Sebagai mahasiswa seharusnya kita dapat memposisikan diri kita dalam menghadapi situasi yang seperti ini secara demokrasi dan memberi yang terbaik bagi masyarakat. Pola pikir yang kritis dengan paradigma yang baik harus dikedepankan agar tidak mengarah kepada pragmatis, sebagai benteng pengawal demokrasi kita harus dapat bersikap netral saat ini bukan condong kepada partai-partai atau caleg yang mendekati kita. Sungguh sangat disayangkan bila kita mau melacurkan idealisme hanya dengan mengharapkan matrialiastik yang menggiurkan. Ini adalah penipuan yang sangat amoral bagi identitas mahasiswa dan parahnya lagi jika banyak dari pemimpin mahasiswa yang mau menggadaikan organisasinya untuk mengelabuhi mahasiswa lain yang tidak tahu demi kepentingan materi semata. Beban moral sebagai mahasiswa harus dapat dipikul dengan rasa idealisme murni yang tujuannya adalah memperjuangkan agar rakyat ini sejahtera. Tindakan masuk ke dalam dunia politik praktis tidak perlu dilakukan saat ini, sebab hal itu jika dilakukan sekarang akan memunculkan kekecewaan dari harapan masyarakat sebagai generasi yang senantiasa membela kepentingan rakyat. Sangat disayangkan jika mahasiswa masuk kedalam kelompok-kelompok yang tidak etika, melihat permasalahan politik praktis sudah masuk ke kampus.
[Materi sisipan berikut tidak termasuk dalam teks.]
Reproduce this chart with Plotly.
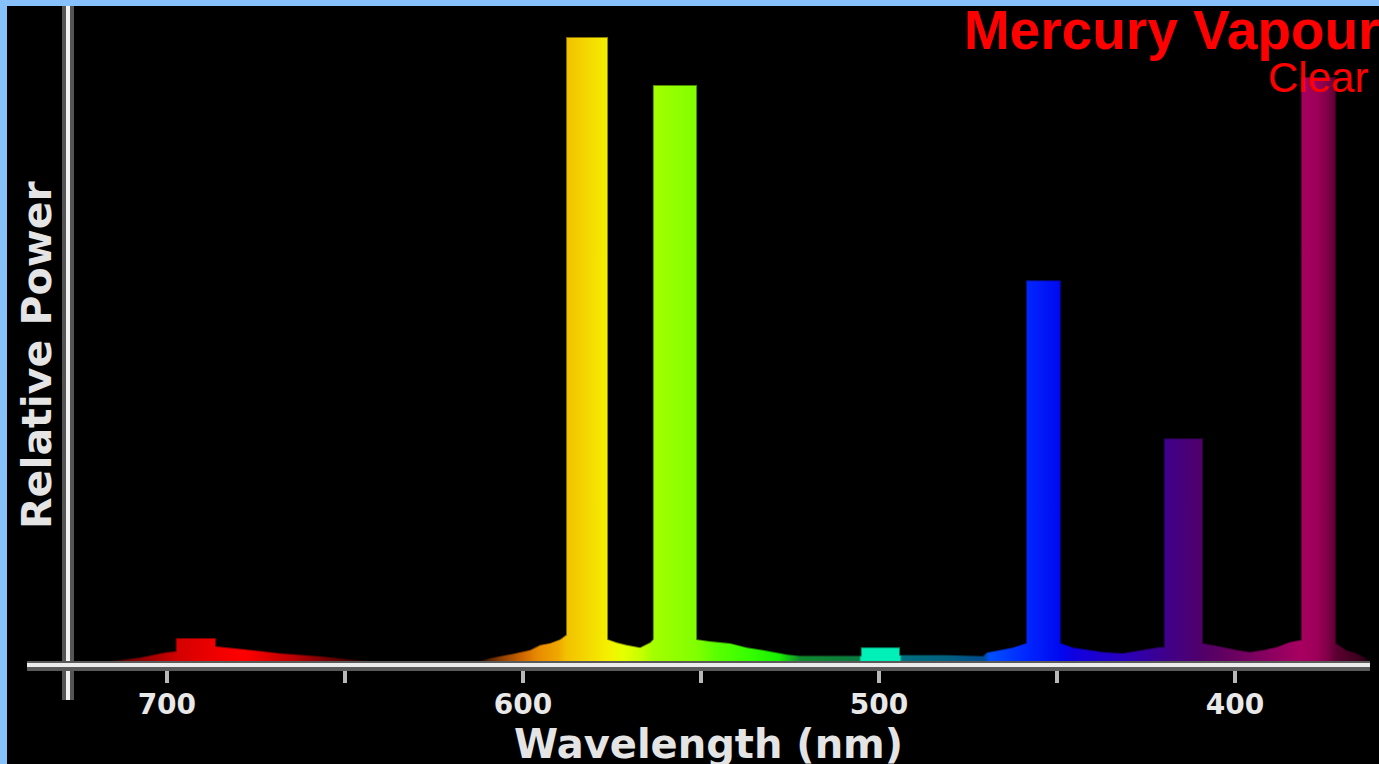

Alangkah bobroknya negeri kita ini jika kelompok intelektual seperti mahasiswa, mudah tergoda dan tergoyahkan idealismenya dengan iming-iming uang. Jika ‘pelacuran idealisme’ seperti ini kian tak terbendung, bagaimana kelak ketika ia menjadi pemimpin negeri esok hari?
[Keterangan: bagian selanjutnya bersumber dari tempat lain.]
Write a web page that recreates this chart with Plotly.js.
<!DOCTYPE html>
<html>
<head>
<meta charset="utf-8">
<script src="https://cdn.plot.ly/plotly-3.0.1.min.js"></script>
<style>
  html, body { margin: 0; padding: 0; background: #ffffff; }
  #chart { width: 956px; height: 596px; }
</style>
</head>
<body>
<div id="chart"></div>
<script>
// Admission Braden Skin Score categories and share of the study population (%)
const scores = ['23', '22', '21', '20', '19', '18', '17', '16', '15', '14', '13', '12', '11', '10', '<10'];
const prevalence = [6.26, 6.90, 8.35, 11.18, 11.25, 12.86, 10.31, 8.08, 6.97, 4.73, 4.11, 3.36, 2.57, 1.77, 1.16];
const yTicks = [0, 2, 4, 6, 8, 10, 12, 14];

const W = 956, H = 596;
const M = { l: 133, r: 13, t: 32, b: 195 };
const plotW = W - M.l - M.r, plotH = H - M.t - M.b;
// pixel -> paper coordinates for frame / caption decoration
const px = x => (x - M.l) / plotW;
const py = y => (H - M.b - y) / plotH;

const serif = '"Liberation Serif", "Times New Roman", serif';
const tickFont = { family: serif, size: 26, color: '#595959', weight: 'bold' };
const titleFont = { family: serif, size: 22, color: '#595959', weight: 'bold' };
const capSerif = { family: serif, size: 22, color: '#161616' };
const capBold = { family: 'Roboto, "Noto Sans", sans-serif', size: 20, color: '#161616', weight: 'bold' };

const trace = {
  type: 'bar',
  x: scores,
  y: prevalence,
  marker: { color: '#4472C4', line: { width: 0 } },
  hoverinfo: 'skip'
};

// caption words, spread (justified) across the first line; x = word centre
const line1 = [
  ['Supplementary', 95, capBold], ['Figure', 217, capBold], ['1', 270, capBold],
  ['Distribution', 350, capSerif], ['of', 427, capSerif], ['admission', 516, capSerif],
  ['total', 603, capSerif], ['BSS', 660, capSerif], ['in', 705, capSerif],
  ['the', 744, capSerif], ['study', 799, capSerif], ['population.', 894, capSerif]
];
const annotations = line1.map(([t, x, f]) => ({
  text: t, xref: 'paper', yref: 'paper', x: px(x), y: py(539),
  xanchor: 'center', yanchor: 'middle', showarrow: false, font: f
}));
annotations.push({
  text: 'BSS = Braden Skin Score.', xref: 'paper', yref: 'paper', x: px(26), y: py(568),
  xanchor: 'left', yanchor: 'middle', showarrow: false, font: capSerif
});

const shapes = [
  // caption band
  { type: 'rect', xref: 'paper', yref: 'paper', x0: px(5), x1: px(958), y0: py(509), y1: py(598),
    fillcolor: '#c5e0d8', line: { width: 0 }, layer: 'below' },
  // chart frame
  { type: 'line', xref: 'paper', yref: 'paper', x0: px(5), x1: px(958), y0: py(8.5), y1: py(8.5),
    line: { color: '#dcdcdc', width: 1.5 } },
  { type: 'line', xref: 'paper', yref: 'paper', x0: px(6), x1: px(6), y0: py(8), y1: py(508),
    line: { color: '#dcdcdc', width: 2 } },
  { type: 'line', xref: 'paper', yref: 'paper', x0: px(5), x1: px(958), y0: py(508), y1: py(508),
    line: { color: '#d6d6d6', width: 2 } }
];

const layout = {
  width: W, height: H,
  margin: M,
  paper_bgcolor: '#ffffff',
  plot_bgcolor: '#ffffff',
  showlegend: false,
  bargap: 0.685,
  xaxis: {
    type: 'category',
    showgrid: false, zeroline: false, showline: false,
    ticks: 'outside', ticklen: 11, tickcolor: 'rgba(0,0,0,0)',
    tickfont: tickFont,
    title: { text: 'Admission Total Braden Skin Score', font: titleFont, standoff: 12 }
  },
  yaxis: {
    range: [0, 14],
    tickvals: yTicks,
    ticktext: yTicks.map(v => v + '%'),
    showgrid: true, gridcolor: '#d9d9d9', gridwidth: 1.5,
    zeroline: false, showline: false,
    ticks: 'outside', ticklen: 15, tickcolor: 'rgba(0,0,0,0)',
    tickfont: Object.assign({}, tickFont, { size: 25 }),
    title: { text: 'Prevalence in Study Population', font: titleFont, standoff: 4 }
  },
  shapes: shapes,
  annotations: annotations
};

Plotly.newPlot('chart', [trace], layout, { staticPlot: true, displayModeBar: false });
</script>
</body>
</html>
Mahasiswa sebagai kelompok intelektual yang penuh idealisme haruslah memandang momentum Pemilu 2014 sebagai hal penting yang berbeda dari momen sebelumnya. Tahun ini penuh harapan baru, dengan hegemoni penguasa sebelumnya yang terbukti gagal sudah tergusur, dan sosok-sosok pemimpin yang lebih visioner pun kian bermunculan dan patut dipertimbangkan. Setiap mahasiswa Indonesia tentu bebas menentukan pilihan bentuk partisipasi apa yang dianggap paling tepat menyambut momentum Pemilu 2014 ini. Ada banyak peranan teknis yang bisa dilakukan mahasiswa untuk memastikan pemilu berlangsung sesuai harapan, semisal menjadi bagian dari tim pengawas, panitia penyelenggara, kampanye pemilih cerdas, ataupun mendukung kandidat tertentu. Prinsipnya, apa pun sikap politik yang kita ambil haruslah rasional dan dapat dipertanggung jawabkan.